Found a slightly used M&P Compact for $270.00. Both mags and all the paper and box. Took it out yesterday, what a sweet little pistol. Accurate, feeds pretty much any ammo. I also have one of the full size( Walther). The compact may be my favorite (for now). Any one else have feedback on this weapon?


----------



## aarondhgraham (Mar 17, 2011)

*My friend bought one,,,*

That was a sweet price you paid,,,
I might have picked it up myself for that amount.

My friend bought one,,,
And it's a nice little shooter.

I have no problems at all with the guns performance,,,
It was as easy to hit with as my Ruger SR-22,,,
And it fed three brands of ammo perfectly.

The only thing I don't like is,,,
No external hammer,,,
No de-cocker.

There is no way to de-cock it with a round in the chamber.

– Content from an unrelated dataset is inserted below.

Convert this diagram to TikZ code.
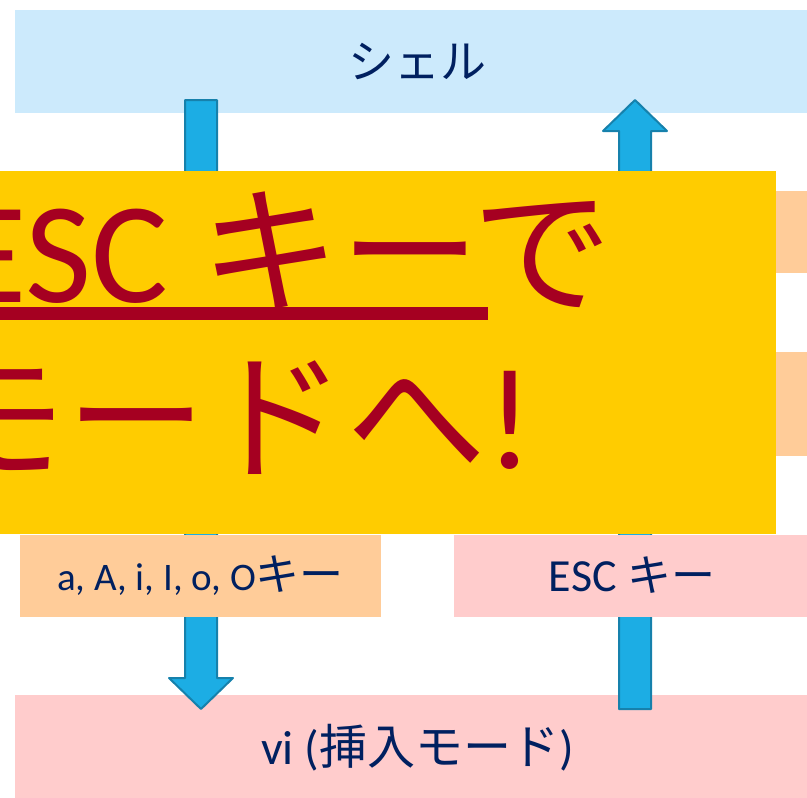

Some people think that is not a problem,,,
It's just my personal preference is all.

Aarond

.


----------



## metalbanger1 (Dec 21, 2014)

Yeah, the SR22 is also really nice. I traded a Walther PPK/s to get my SR. I am a little upside down on the money part, but the Ruger is so much better to shoot. I thought I wanted the Walther until I tried the DA trigger. Pretty much unshootable. Controls in odd (for me) places. Tended to slide bite. If I don't like to shoot em, I won't keep em.


----------



## Nuallangus (Mar 15, 2015)

Just picked up a used compact .22 on Tuesday. Think ill give her a run tomorrow!:smt071


----------